Büyük devletler siyasetlerinde duygusallığa yer vermez. Ehl-i Beyt mektebinin talebeleri olan Ahi Babaları ve Alplerle birlikte tarihin en uzun ömürlü Müslüman devletini kuran Osmanlılar, ne Yezid’i meşrulaştırdılar. Ne de Hüseyin’den vazgeçtiler. Bunu sembolik olarak camilerinin duvarlarına nakşettiler. 4 halifenin isimlerini yazdıktan sonra ne Muaviye’yi ne de Yezid’i andılar. Hasan ve Hüseyin’i 5. ve 6. halife olarak sadece duvarlara değil, gönüllere kazıdılar. Ne Hz. Ali’yi gücendirdiler. Ne Hz. Aişe’ye laf ettirdiler. Oysaki Emevi camilerinde hutbelerde Ehl-i Beyt’e lanet okunurdu. Hilafeti devraldıkları Abbasi camilerinde ise Ümeyyeoğulları’na.

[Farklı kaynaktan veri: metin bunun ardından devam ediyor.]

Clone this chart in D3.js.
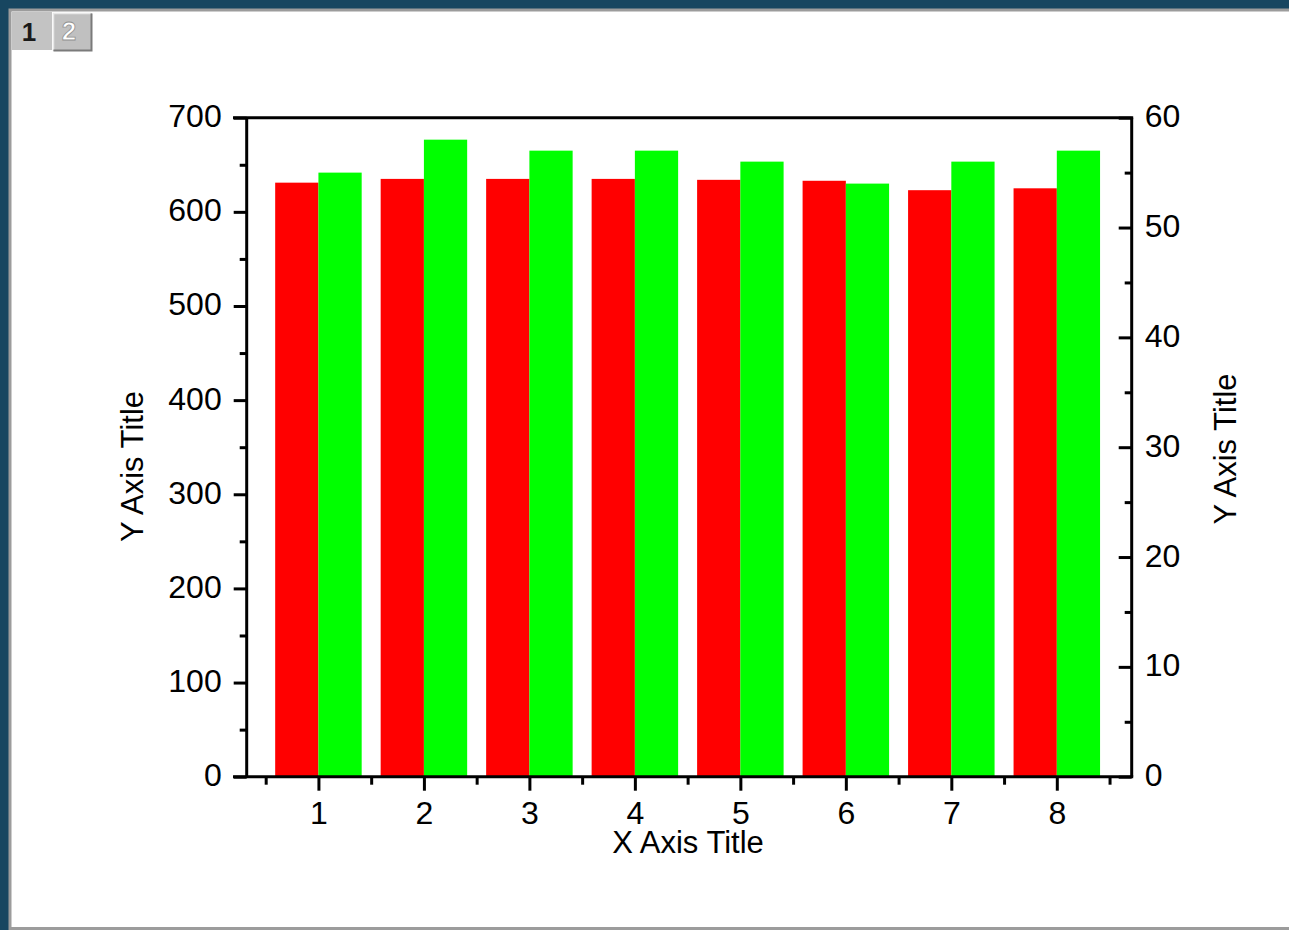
<!DOCTYPE html>
<html>
<head>
<meta charset="utf-8">
<script src="https://cdn.jsdelivr.net/npm/d3@7"></script>
<style>
  html, body { margin: 0; padding: 0; background: #174660; }
  svg { display: block; }
  text { font-family: "Liberation Sans", Arial, sans-serif; }
</style>
</head>
<body>
<svg id="chart" width="1289" height="930"></svg>
<script>
// Group labels on the x axis
const categories = [1, 2, 3, 4, 5, 6, 7, 8];
// Red columns, plotted against the left axis
const redValues = [631, 635, 635, 635, 634, 633, 623, 625];
// Green columns, plotted against the right axis
const greenValues = [55, 58, 57, 57, 56, 54, 56, 57];
// Axis tick values
const leftTicks = [0, 100, 200, 300, 400, 500, 600, 700];
const leftMinorTicks = [50, 150, 250, 350, 450, 550, 650];
const rightTicks = [0, 10, 20, 30, 40, 50, 60];
const rightMinorTicks = [5, 15, 25, 35, 45, 55];
const xMinorTicks = [0.5, 1.5, 2.5, 3.5, 4.5, 5.5, 6.5, 7.5, 8.5];

const svg = d3.select("#chart");
const W = 1289, H = 930;

// Window chrome: dark backdrop, graph page with grey border, page tabs
svg.append("rect").attr("x", 0).attr("y", 0).attr("width", W).attr("height", H).attr("fill", "#174660");
svg.append("rect").attr("x", 10).attr("y", 10).attr("width", W + 10).attr("height", H - 11.5)
  .attr("fill", "#ffffff").attr("stroke", "#9c9c9c").attr("stroke-width", 3);

const tabs = svg.append("g");
tabs.append("rect").attr("x", 12).attr("y", 12).attr("width", 40).attr("height", 38).attr("fill", "#c3c3c3");
tabs.append("text").attr("x", 29).attr("y", 41).attr("text-anchor", "middle")
  .attr("font-size", 26).attr("font-weight", "bold").attr("fill", "#1a1a1a").text("1");
tabs.append("rect").attr("x", 53).attr("y", 13).attr("width", 39).attr("height", 38).attr("fill", "#c0c0c0");
tabs.append("path").attr("d", "M53.5,50.5 V13.5 H91.5").attr("fill", "none").attr("stroke", "#e8e8e8").attr("stroke-width", 1.5);
tabs.append("path").attr("d", "M53.5,50.5 H91.5 V13.5").attr("fill", "none").attr("stroke", "#7a7a7a").attr("stroke-width", 2);
tabs.append("text").attr("x", 69).attr("y", 40).attr("text-anchor", "middle")
  .attr("font-size", 26).attr("font-weight", "bold").attr("fill", "#ffffff")
  .attr("stroke", "#8f8f8f").attr("stroke-width", 0.8).text("2");

// Plot geometry
const plotLeft = 246.7, plotRight = 1131.7, plotTop = 117.7, plotBottom = 776.7;

const x = d3.scaleLinear().domain([0.32, 8.71]).range([plotLeft, plotRight]);
const yL = d3.scaleLinear().domain([0, 700]).range([plotBottom, plotTop]);
const yR = d3.scaleLinear().domain([0, 60]).range([plotBottom, plotTop]);

const half = 0.41;

// Columns
const bars = svg.append("g");
bars.selectAll("rect.red").data(categories).join("rect")
  .attr("class", "red")
  .attr("x", d => x(d - half))
  .attr("width", d => x(d) - x(d - half))
  .attr("y", (d, i) => yL(redValues[i]))
  .attr("height", (d, i) => yL(0) - yL(redValues[i]))
  .attr("fill", "#ff0000");
bars.selectAll("rect.green").data(categories).join("rect")
  .attr("class", "green")
  .attr("x", d => x(d))
  .attr("width", d => x(d + half) - x(d))
  .attr("y", (d, i) => yR(greenValues[i]))
  .attr("height", (d, i) => yR(0) - yR(greenValues[i]))
  .attr("fill", "#00ff00");

function styleAxis(g) {
  g.select(".domain").remove();
  g.selectAll(".tick line").attr("stroke", "#000").attr("stroke-width", 3);
  g.selectAll(".tick text").attr("font-size", 32).attr("fill", "#000")
    .attr("font-family", '"Liberation Sans", Arial, sans-serif');
}

// Left axis (ticks outward)
svg.append("g").attr("transform", `translate(${plotLeft},0)`)
  .call(d3.axisLeft(yL).tickValues(leftMinorTicks).tickSize(7).tickFormat(""))
  .call(styleAxis);
svg.append("g").attr("transform", `translate(${plotLeft},0)`)
  .call(d3.axisLeft(yL).tickValues(leftTicks).tickSize(13).tickPadding(12).tickFormat(d3.format("d")))
  .call(styleAxis)
  .call(g => g.selectAll(".tick text").attr("dy", "0.28em"));

// Right axis (ticks inward)
svg.append("g").attr("transform", `translate(${plotRight},0)`)
  .call(d3.axisRight(yR).tickValues(rightMinorTicks).tickSizeInner(-7).tickSizeOuter(0).tickFormat(""))
  .call(styleAxis);
svg.append("g").attr("transform", `translate(${plotRight},0)`)
  .call(d3.axisRight(yR).tickValues(rightTicks).tickSizeInner(-13).tickSizeOuter(0).tickPadding(13).tickFormat(d3.format("d")))
  .call(styleAxis)
  .call(g => g.selectAll(".tick text").attr("dy", "0.28em"));

// Bottom axis (ticks outward)
svg.append("g").attr("transform", `translate(0,${plotBottom})`)
  .call(d3.axisBottom(x).tickValues(xMinorTicks).tickSize(8).tickFormat(""))
  .call(styleAxis);
svg.append("g").attr("transform", `translate(0,${plotBottom})`)
  .call(d3.axisBottom(x).tickValues(categories).tickSize(14).tickPadding(11).tickFormat(d3.format("d")))
  .call(styleAxis);

// Frame
const frame = svg.append("g").attr("stroke", "#000").attr("stroke-width", 3).attr("fill", "none");
frame.append("line").attr("x1", 233).attr("x2", plotRight + 1.5).attr("y1", plotTop).attr("y2", plotTop);
frame.append("line").attr("x1", 233).attr("x2", plotRight + 1.5).attr("y1", plotBottom).attr("y2", plotBottom);
frame.append("line").attr("x1", plotLeft).attr("x2", plotLeft).attr("y1", plotTop).attr("y2", plotBottom);
frame.append("line").attr("x1", plotRight).attr("x2", plotRight).attr("y1", plotTop).attr("y2", plotBottom);

// Axis titles
svg.append("text").attr("x", 688).attr("y", 853).attr("text-anchor", "middle")
  .attr("font-size", 31).attr("fill", "#000").text("X Axis Title");
svg.append("text").attr("transform", "translate(143,466.5) rotate(-90)").attr("text-anchor", "middle")
  .attr("font-size", 31).attr("fill", "#000").text("Y Axis Title");
svg.append("text").attr("transform", "translate(1236,449) rotate(-90)").attr("text-anchor", "middle")
  .attr("font-size", 31).attr("fill", "#000").text("Y Axis Title");
</script>
</body>
</html>
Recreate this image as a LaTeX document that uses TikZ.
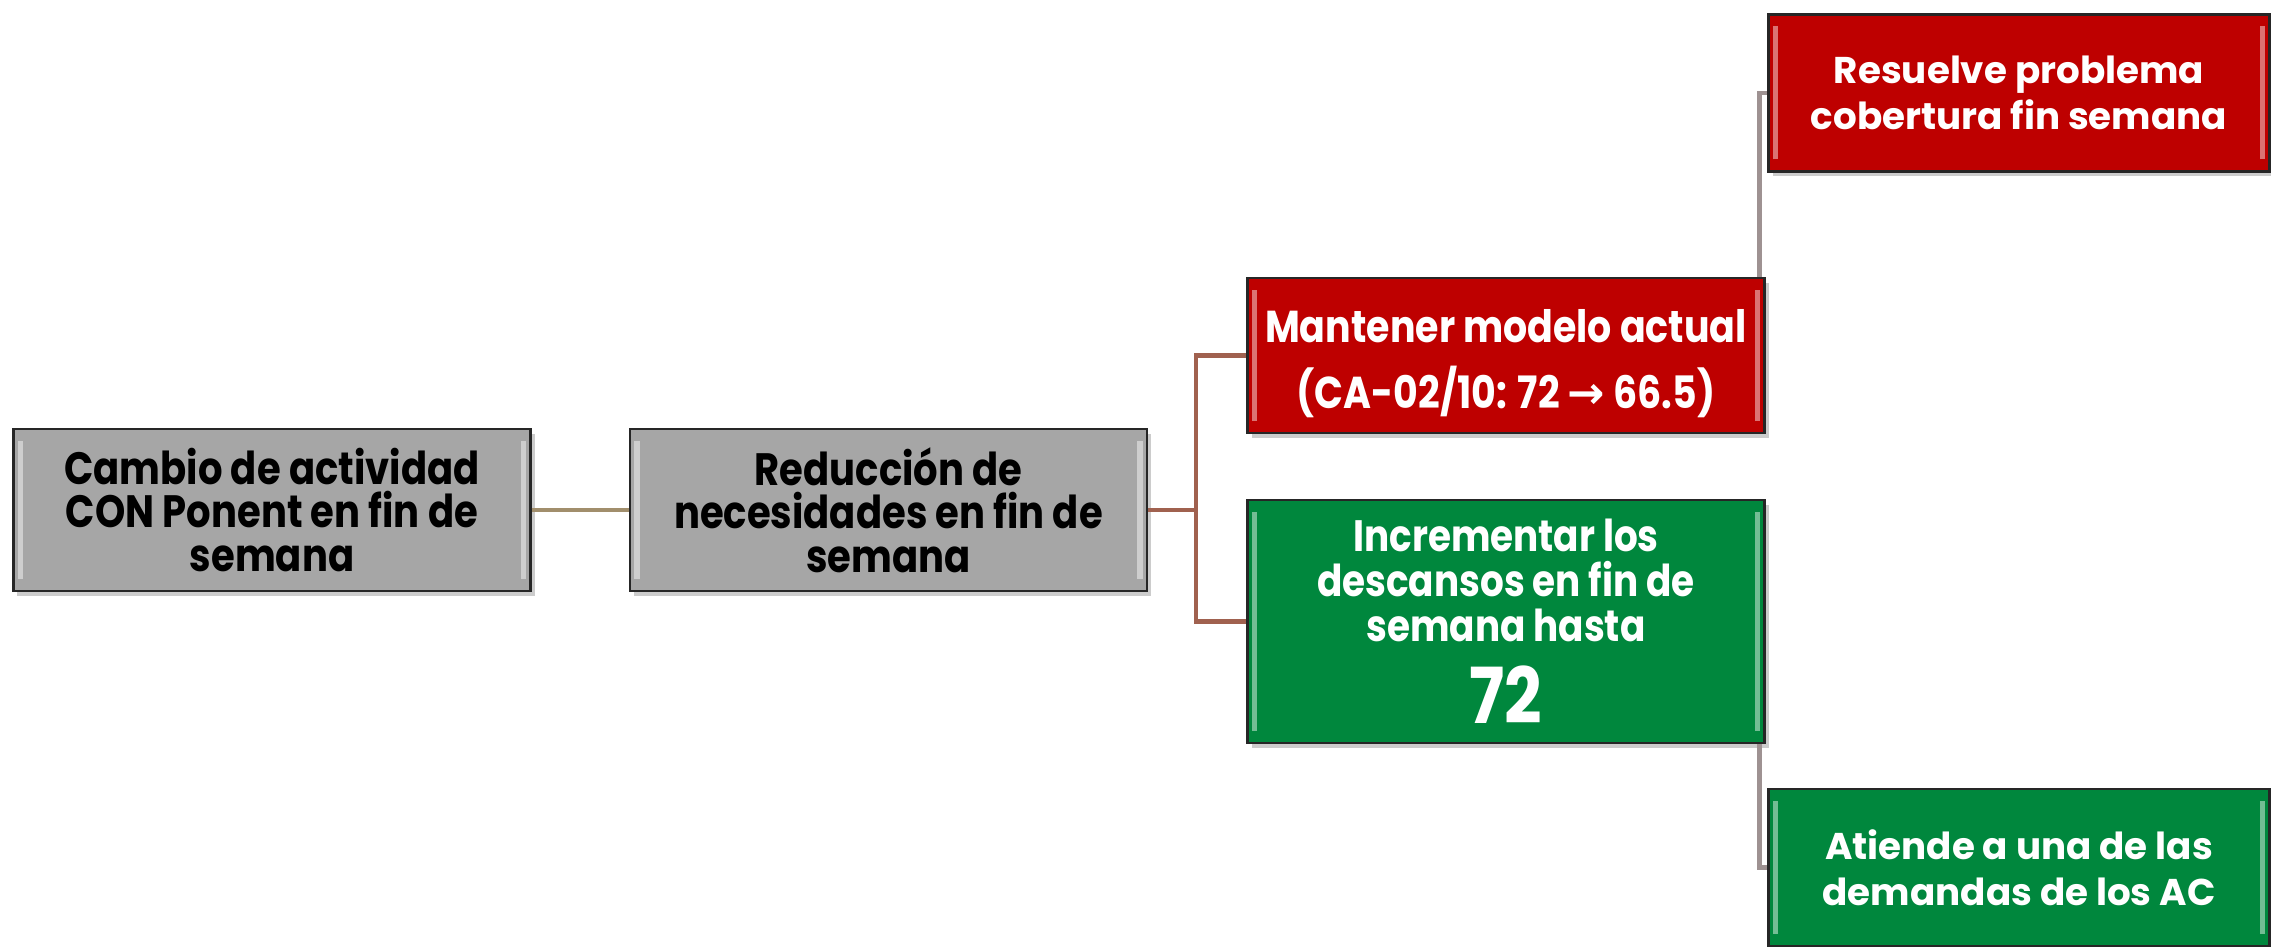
\documentclass[tikz,border=0pt]{standalone}
\usepackage{fontspec}
\setmainfont{Poppins}
\newfontfamily\narrowfont[FakeStretch=0.85]{Poppins}
\newfontfamily\symfont{DejaVu Sans}
\usetikzlibrary{positioning,calc,shadows}
\definecolor{boxgray}{HTML}{A6A6A6}
\definecolor{boxred}{HTML}{BE0000}
\definecolor{boxgreen}{HTML}{00873D}
\definecolor{linetan}{HTML}{A18E6C}
\definecolor{linebrown}{HTML}{A0614F}
\definecolor{linegray}{HTML}{9E9292}

\begin{document}
\begin{tikzpicture}[
    box/.style={rectangle, draw=black!85, line width=0.6pt, minimum width=5.17cm, align=center, inner sep=2pt,
        drop shadow={shadow xshift=0.04cm, shadow yshift=-0.05cm, opacity=0.4},
        path picture={\draw[white, opacity=0.45, line width=1.6pt]
            ($(path picture bounding box.south west)+(0.07,0.12)$) -- ($(path picture bounding box.north west)+(0.07,-0.12)$)
            ($(path picture bounding box.south east)+(-0.07,0.12)$) -- ($(path picture bounding box.north east)+(-0.07,-0.12)$);}},
    graybox/.style={box, fill=boxgray, minimum height=1.62cm, text=black, font={\narrowfont\bfseries\fontsize{12.9pt}{12.4pt}\selectfont}},
    redbox/.style={box, fill=boxred, text=white, font={\narrowfont\bfseries\fontsize{12.7pt}{19pt}\selectfont}},
    greenbox/.style={box, fill=boxgreen, text=white, font={\narrowfont\bfseries\fontsize{12.5pt}{12.7pt}\selectfont}},
    leafbox/.style={minimum width=5.01cm, minimum height=1.57cm, font={\bfseries\fontsize{10.6pt}{13pt}\selectfont}},
    link/.style={line width=1.2pt}
]
    \useasboundingbox (0,0) rectangle (22.71,9.46);

    \node[graybox] (cambio) at (2.72,4.36) {Cambio de actividad\\CON Ponent en fin de\\semana};
    \node[graybox] (reduccion) at (8.885,4.36) {Reducción de\\necesidades en fin de\\semana};
    \node[redbox, minimum height=1.55cm] (mantener) at (15.06,5.905)
        {\rule{0pt}{14pt}Mantener modelo actual\\(CA-02/10: 72 {\symfont\bfseries →} 66.5)};
    \node[greenbox, minimum height=2.43cm] (incrementar) at (15.06,3.245)
        {Incrementar los\\descansos en fin de\\semana hasta\\[6pt]{\fontsize{22pt}{24pt}\selectfont 72}};
    \node[redbox, leafbox] (resuelve) at (20.19,8.53) {Resuelve problema\\cobertura fin semana};
    \node[greenbox, leafbox] (atiende) at (20.19,0.785) {Atiende a una de las\\demandas de los AC};

    \coordinate (split) at ($(reduccion.east)+(0.48,0)$);
    \coordinate (up) at ($(mantener.north east)+(-0.06,0)$);
    \coordinate (down) at ($(incrementar.south east)+(-0.06,0)$);

    \draw[link, linetan] (cambio) -- (reduccion);
    \draw[link, linebrown] (reduccion) -- (split) |- (mantener);
    \draw[link, linebrown] (split) |- (incrementar);
    \draw[link, linegray] (up) |- (resuelve);
    \draw[link, linegray] (down) |- (atiende);
\end{tikzpicture}
\end{document}
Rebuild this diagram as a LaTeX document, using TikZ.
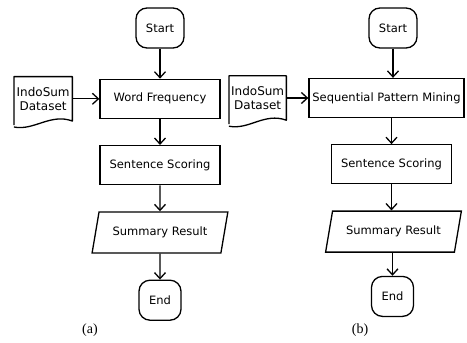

Emperyalistler coğrafyamızda mezhep savaşı çıkarmak için büyük gayret sarf ediyor. Bir taraftan Şii bağnazlar, diğer taraftan Selefi bağnazlar da yangına odun taşıyorlar. Bu kan denizinden çıkmak mümkün mü? Ecdad çözümü edeb ve hürmette bulmuş. Bektaşileri ordusunun en önemli kuvveti yapmakta beis görmemiş, İmam Cafer-i Sadık’a hürmette kusur etmemiş; medreseleri ehl-i sünnetin karargahı yapmaktan da uzak durmamış. Asırlar önceki kavgaların tarafı olmaktan kaçınmış. Ümmetin ve devletin istikbalini, maslahatını her şeyin üstünde tutmuş. Bence geçmişimizde güzel bir yol haritası var.
Dünyada çocuğuna Ali Osman diye isim koyan kaç millet vardır?